» Rows from a dataset
.....

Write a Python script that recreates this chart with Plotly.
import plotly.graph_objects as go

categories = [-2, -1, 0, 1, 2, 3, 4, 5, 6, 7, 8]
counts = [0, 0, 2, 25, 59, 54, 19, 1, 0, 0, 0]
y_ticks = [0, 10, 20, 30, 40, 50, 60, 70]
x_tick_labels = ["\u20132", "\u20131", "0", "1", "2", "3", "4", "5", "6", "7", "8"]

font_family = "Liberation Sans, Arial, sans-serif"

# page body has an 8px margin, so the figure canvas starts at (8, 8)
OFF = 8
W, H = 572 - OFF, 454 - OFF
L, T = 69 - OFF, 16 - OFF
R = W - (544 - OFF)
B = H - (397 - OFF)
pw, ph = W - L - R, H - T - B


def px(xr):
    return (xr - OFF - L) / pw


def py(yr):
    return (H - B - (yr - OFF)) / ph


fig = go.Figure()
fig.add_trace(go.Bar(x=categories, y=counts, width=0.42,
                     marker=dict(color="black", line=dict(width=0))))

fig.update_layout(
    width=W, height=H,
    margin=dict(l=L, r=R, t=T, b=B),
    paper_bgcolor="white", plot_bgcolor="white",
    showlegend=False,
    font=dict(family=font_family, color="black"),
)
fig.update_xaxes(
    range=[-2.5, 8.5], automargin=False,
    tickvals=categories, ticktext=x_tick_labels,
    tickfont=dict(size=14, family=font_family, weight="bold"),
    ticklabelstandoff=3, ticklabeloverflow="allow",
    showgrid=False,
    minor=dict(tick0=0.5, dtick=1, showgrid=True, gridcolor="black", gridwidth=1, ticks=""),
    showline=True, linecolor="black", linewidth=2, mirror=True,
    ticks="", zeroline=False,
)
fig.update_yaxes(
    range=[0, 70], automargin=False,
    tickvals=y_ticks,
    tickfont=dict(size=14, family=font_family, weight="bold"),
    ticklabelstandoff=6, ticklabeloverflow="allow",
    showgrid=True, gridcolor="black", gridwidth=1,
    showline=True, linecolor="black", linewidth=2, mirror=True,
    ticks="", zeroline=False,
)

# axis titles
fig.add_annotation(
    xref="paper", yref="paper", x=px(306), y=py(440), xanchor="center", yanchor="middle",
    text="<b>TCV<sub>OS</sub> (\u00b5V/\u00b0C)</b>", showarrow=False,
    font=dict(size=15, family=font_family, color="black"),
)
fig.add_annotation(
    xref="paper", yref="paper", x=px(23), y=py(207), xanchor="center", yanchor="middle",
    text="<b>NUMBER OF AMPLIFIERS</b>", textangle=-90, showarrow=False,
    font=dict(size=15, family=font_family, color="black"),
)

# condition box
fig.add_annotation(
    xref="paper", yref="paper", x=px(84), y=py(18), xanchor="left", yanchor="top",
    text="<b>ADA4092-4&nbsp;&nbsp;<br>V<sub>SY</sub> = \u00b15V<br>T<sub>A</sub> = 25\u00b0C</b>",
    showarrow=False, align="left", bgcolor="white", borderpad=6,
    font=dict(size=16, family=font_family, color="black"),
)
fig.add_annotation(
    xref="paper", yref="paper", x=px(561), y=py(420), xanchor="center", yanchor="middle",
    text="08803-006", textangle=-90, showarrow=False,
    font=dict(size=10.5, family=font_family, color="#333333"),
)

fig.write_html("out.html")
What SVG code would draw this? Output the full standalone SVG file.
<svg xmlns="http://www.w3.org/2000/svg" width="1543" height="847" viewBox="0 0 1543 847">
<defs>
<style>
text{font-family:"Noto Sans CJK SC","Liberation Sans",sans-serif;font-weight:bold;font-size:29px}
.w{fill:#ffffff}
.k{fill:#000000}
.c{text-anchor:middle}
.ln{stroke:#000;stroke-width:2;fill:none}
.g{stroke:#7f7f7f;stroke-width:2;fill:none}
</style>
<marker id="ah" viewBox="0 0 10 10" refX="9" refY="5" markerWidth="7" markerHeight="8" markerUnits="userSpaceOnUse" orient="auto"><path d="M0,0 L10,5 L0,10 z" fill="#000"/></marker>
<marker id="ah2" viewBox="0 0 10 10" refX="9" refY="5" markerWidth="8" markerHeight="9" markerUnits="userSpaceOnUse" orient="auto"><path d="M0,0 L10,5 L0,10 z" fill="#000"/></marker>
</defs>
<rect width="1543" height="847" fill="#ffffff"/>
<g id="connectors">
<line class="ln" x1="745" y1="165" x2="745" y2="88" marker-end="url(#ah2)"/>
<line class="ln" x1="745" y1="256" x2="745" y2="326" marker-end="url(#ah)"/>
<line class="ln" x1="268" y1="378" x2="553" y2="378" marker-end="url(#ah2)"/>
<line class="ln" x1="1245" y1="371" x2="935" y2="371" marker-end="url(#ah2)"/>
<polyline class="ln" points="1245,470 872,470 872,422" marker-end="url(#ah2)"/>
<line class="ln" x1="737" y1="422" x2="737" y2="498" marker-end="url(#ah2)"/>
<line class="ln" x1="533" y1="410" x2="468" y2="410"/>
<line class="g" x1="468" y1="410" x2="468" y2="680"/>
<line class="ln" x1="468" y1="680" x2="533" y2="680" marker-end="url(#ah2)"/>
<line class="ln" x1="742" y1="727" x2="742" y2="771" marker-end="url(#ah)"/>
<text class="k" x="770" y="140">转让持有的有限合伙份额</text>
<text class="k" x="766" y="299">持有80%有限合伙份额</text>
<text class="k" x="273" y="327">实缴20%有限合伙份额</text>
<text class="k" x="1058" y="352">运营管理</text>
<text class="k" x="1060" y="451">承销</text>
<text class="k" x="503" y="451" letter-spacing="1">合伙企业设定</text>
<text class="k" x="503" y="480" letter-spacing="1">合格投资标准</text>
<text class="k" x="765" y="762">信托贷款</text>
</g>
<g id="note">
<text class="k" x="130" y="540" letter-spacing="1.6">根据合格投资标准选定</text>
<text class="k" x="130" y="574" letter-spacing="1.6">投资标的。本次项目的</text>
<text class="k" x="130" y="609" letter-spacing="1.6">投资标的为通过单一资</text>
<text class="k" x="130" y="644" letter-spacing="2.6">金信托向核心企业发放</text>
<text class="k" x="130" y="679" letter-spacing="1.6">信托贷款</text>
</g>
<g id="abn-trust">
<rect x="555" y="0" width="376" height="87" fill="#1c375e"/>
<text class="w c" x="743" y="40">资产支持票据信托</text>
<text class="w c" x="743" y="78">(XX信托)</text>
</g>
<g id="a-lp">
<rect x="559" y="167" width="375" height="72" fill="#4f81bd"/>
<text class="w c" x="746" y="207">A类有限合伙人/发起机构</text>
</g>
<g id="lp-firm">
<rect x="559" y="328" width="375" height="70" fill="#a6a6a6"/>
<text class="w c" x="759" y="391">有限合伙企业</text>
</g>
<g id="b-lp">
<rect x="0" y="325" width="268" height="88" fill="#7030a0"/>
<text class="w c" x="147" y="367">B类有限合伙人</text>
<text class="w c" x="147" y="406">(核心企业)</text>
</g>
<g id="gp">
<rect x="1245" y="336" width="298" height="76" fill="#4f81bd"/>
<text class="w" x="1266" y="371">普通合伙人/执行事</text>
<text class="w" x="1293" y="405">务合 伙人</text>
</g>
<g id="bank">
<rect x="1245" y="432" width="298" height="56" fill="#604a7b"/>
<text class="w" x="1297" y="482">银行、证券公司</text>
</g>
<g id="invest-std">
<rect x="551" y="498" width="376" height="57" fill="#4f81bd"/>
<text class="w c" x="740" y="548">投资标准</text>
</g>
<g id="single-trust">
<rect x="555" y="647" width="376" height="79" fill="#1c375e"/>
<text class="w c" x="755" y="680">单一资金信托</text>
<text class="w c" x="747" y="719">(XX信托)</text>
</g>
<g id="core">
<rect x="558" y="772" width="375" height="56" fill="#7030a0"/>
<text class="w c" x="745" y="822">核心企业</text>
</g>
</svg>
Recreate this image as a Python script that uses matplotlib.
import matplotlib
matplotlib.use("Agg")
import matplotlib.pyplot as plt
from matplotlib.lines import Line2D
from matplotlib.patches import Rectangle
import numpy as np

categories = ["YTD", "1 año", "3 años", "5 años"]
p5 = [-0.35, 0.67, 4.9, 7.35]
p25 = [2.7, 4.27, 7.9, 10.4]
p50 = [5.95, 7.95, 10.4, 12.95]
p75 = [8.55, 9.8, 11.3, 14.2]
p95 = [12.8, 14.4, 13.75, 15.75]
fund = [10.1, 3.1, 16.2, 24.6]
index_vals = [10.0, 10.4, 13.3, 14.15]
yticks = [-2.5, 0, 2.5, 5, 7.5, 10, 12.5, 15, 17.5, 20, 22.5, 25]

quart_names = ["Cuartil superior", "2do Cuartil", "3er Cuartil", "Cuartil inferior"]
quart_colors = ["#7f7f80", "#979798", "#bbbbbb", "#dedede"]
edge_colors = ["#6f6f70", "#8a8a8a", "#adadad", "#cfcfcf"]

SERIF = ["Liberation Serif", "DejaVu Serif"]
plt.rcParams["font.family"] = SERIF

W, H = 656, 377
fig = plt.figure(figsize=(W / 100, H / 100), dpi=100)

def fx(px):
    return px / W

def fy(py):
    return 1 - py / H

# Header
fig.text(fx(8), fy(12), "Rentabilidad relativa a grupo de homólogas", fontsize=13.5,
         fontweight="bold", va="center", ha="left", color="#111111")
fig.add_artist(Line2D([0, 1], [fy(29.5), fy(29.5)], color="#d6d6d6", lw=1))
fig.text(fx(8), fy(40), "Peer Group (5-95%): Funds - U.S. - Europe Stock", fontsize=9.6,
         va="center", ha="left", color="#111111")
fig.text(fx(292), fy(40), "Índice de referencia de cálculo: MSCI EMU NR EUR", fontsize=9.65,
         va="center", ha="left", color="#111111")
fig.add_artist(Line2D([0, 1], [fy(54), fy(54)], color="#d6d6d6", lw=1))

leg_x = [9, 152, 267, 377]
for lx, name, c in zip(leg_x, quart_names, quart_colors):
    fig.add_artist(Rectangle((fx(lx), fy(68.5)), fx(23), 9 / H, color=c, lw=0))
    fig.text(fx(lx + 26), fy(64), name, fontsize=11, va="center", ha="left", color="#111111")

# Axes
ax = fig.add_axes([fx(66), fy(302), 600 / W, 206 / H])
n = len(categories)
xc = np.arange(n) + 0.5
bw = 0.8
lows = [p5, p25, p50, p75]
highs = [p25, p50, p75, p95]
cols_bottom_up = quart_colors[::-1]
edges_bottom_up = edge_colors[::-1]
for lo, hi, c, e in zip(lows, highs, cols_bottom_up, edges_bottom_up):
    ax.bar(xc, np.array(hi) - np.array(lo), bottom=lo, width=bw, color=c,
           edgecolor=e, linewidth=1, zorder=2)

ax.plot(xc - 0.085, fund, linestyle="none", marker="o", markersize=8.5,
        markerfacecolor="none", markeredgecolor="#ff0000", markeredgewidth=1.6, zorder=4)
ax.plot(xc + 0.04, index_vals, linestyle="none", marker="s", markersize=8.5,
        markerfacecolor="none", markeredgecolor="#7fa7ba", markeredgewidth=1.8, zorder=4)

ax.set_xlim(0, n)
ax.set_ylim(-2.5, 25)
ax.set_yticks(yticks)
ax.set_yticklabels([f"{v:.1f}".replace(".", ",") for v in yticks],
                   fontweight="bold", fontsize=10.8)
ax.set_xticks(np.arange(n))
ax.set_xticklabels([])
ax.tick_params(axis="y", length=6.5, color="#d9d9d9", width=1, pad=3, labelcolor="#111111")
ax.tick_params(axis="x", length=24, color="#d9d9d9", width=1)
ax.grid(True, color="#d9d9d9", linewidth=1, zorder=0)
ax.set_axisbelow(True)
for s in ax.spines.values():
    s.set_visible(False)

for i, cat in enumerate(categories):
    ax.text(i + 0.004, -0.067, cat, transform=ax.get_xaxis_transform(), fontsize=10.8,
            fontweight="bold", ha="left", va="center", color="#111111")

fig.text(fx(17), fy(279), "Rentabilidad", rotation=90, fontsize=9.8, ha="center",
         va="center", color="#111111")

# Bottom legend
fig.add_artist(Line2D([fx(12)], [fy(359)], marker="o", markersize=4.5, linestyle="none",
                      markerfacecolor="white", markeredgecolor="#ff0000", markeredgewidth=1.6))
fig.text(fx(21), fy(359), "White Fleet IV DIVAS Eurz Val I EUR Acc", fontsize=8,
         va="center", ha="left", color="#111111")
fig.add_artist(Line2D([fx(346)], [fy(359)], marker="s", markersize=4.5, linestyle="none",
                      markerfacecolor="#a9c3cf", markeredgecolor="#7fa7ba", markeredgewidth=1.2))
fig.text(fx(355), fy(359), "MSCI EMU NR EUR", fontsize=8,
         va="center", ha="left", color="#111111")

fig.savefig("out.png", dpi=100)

.....

» Written request
Extract from the records above the lines from the one containing "Recreate this image" to the one containing "return 1 - py / H", both lines included, exactly as they appear and with nothing else.

» Full output
Recreate this image as a Python script that uses matplotlib.
import matplotlib
matplotlib.use("Agg")
import matplotlib.pyplot as plt
from matplotlib.lines import Line2D
from matplotlib.patches import Rectangle
import numpy as np

categories = ["YTD", "1 año", "3 años", "5 años"]
p5 = [-0.35, 0.67, 4.9, 7.35]
p25 = [2.7, 4.27, 7.9, 10.4]
p50 = [5.95, 7.95, 10.4, 12.95]
p75 = [8.55, 9.8, 11.3, 14.2]
p95 = [12.8, 14.4, 13.75, 15.75]
fund = [10.1, 3.1, 16.2, 24.6]
index_vals = [10.0, 10.4, 13.3, 14.15]
yticks = [-2.5, 0, 2.5, 5, 7.5, 10, 12.5, 15, 17.5, 20, 22.5, 25]

quart_names = ["Cuartil superior", "2do Cuartil", "3er Cuartil", "Cuartil inferior"]
quart_colors = ["#7f7f80", "#979798", "#bbbbbb", "#dedede"]
edge_colors = ["#6f6f70", "#8a8a8a", "#adadad", "#cfcfcf"]

SERIF = ["Liberation Serif", "DejaVu Serif"]
plt.rcParams["font.family"] = SERIF

W, H = 656, 377
fig = plt.figure(figsize=(W / 100, H / 100), dpi=100)

def fx(px):
    return px / W

def fy(py):
    return 1 - py / H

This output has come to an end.